_Record list_.
--- --- ---

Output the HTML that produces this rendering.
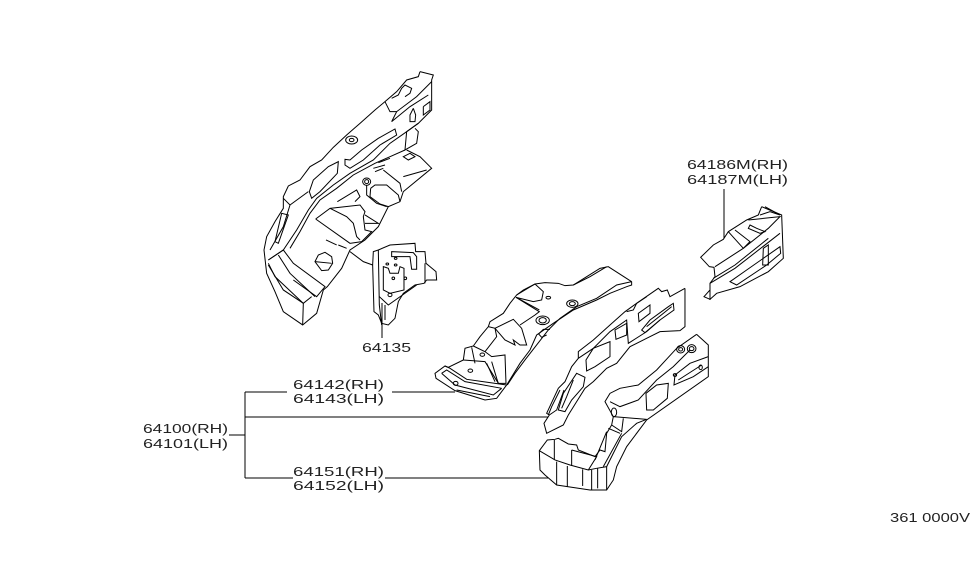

--- --- ---

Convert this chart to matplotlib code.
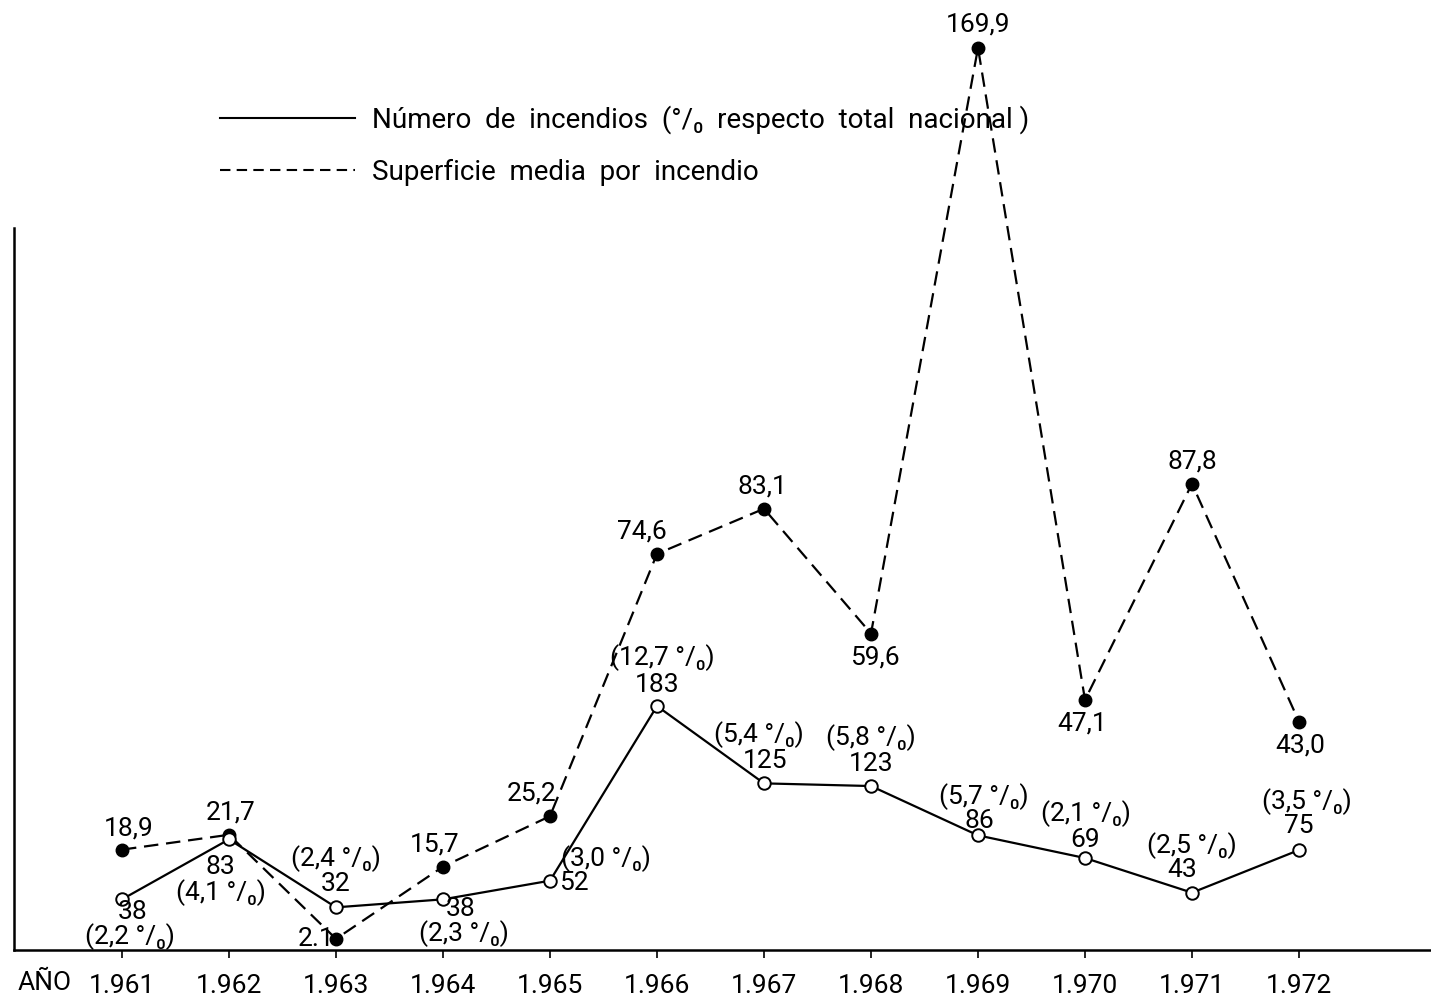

--- --- ---

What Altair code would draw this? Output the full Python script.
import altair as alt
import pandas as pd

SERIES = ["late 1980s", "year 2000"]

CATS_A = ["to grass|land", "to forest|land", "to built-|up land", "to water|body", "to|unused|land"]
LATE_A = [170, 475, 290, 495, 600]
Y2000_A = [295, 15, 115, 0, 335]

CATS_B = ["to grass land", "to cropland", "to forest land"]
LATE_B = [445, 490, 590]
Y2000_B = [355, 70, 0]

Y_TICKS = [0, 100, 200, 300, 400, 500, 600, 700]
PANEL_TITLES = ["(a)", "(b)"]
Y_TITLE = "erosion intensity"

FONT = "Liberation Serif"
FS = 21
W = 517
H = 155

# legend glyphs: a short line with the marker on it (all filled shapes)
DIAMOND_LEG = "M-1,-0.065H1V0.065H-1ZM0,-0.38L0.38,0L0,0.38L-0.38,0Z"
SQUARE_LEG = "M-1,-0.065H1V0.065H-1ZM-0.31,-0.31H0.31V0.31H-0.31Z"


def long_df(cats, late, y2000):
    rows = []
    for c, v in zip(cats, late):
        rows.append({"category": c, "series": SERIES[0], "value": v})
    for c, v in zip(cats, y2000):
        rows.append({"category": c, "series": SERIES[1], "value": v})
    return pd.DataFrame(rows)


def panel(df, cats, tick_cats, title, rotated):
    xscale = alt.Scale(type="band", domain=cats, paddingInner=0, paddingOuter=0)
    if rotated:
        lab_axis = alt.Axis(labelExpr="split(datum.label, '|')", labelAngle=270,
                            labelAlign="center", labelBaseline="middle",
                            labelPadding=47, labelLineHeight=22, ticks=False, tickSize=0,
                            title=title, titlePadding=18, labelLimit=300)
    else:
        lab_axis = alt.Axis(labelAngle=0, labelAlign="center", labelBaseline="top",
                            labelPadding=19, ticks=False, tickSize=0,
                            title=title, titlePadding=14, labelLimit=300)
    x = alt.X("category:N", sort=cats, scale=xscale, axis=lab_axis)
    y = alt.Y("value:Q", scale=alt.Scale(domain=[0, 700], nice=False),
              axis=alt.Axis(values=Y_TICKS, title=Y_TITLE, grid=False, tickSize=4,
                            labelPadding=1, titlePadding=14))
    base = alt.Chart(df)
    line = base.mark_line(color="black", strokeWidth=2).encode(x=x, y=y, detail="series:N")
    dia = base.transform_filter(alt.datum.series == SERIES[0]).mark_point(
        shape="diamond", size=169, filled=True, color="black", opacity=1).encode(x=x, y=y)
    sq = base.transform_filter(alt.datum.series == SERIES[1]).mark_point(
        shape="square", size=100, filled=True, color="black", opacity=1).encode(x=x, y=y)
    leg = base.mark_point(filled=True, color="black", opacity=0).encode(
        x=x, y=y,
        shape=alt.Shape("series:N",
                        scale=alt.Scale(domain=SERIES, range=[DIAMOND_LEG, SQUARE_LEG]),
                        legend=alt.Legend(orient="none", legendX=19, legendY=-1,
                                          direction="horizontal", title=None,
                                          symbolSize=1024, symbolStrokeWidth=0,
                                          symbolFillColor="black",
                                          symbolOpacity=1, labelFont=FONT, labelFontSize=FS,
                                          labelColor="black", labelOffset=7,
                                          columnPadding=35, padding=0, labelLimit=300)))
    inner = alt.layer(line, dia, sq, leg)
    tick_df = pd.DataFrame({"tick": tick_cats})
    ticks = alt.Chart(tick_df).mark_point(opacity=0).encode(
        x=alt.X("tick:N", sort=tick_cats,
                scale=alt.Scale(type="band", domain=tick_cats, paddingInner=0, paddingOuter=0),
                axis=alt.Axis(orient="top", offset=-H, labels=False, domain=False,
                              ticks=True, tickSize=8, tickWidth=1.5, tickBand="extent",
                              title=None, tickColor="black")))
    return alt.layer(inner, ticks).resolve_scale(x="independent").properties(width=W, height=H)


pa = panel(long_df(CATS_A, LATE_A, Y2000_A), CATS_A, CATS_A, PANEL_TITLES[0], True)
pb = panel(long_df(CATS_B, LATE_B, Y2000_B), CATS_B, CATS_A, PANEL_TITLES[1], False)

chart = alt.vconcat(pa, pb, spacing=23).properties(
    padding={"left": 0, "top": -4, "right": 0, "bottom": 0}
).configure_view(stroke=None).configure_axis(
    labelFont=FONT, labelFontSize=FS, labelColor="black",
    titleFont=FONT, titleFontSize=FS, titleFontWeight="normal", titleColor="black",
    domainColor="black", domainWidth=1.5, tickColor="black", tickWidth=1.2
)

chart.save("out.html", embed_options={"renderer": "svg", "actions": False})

--- --- ---

_What you should do_.
Your task is to list each line of the records with the word "Output".

_Response to the task_.
Output the HTML that produces this rendering.
What Altair code would draw this? Output the full Python script.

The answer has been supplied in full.